What I’ve been learning is that as we move through life, our experiences begin to add up and begin creating a wealth of knowledge which we can draw upon. When I look back at the past few years, I think of the variety of experiences that I’ve gone through, I am both thankful and also sad to look back at these events. While there are many things to be thankful for, it also saddens me to think of the opportunities that have been presented to me that have yielded nothing but a “learning experience” for me to reflect upon. These learning experiences do little but provide scraps of wisdom that can be applied to current and future projects.
This was somewhat sprung on me while updating my website, AaronPlaat.com, listing out the various projects that I’ve worked on. As I inserted descriptions about the projects, I realized there have been many more failures than there have been successes. And I didn’t even list all of the projects I’ve worked on. For 22 years of age, I’ve been a large failure. I don’t quite see this all as failure but it does take a very heavy toll on me to look back on these projects and question “what if?” had ever happened, how different my life would be.

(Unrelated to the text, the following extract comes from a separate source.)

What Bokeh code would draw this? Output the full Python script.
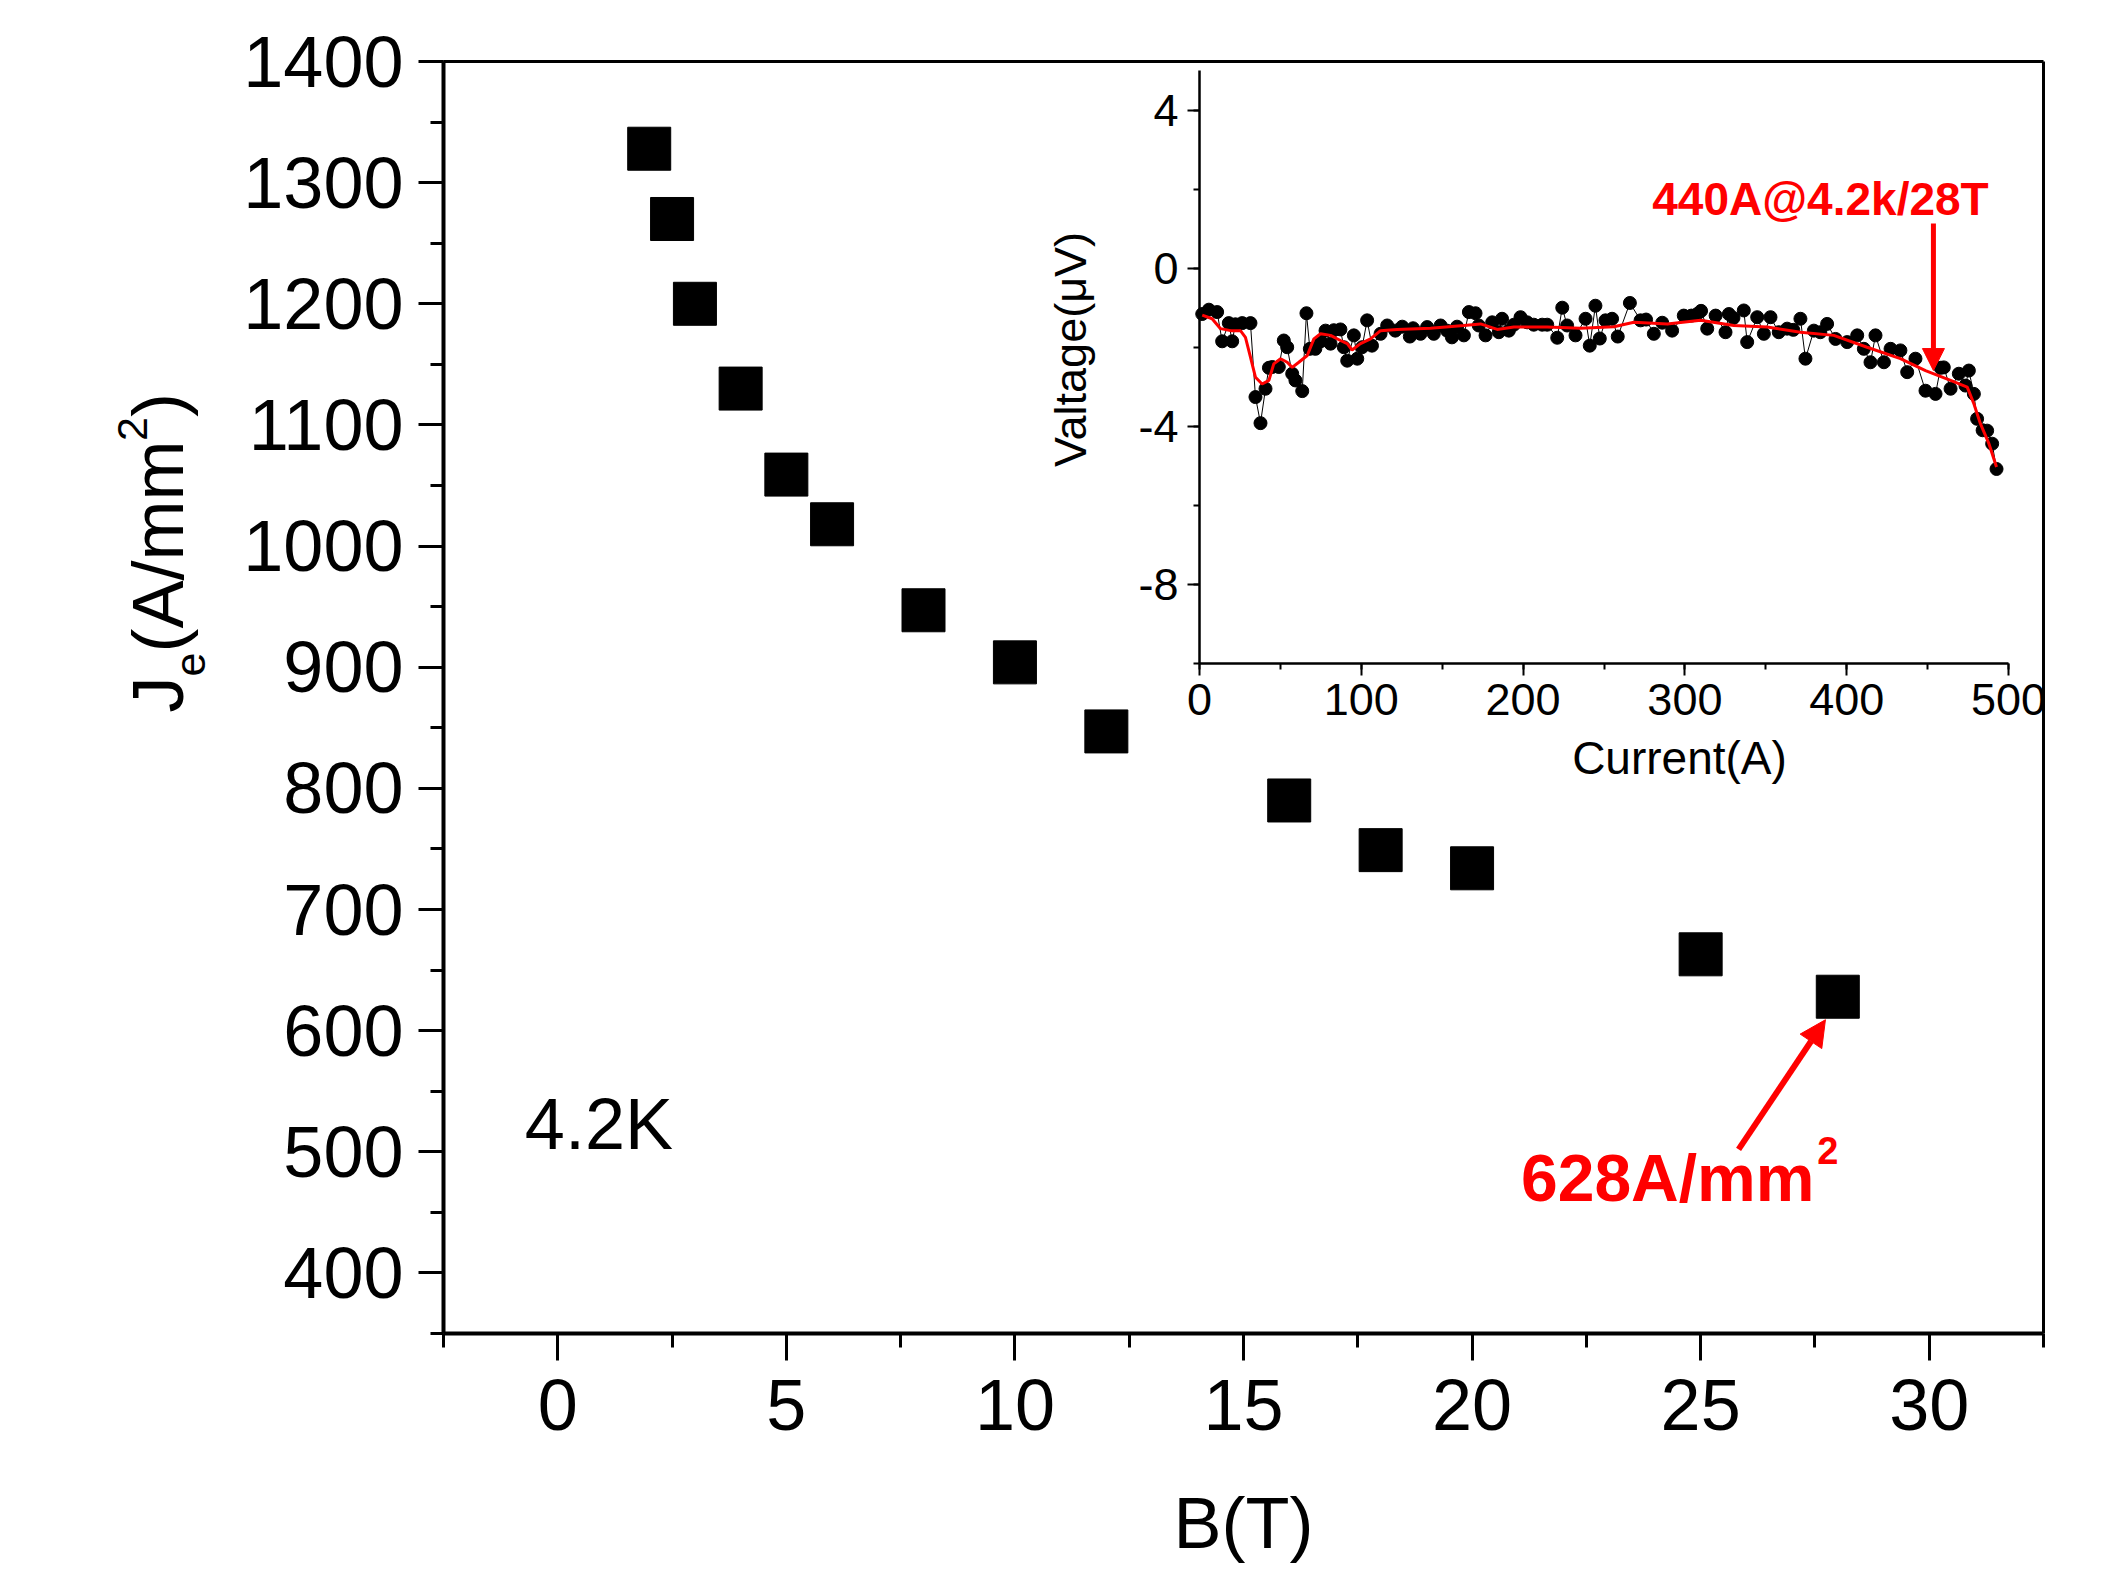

Ok, here’s what’s really been on my mind — in light of all the past experiences and failures that I’ve experienced, what takes the heaviest toll on me is the people I’ve come in contact with. There are good people I’ve had the opportunity to meet, while also having a large number of people who I would not feel right introducing Hitler, himself, to in conversation. I’ve gotten hurt very badly by some of these people. And it is through my personal experiences with these individuals that has led me to want to distance myself from ever being like them in my business interactions with others; the very thought of screwing and individual in business makes me want to overcompensate for the potential that I might ever come close to doing such an act.
There were a couple individuals who have come up in recent conversation that I’ve had less-than-positive experiences with. Apparently, it seems, they were less-than-thrilled with me. It’s very easy for me to justify all of my actions, but how much of this justification is actually right?
Today’s been a hurricane of thought and I’m afraid there have been no conclusions. There never are.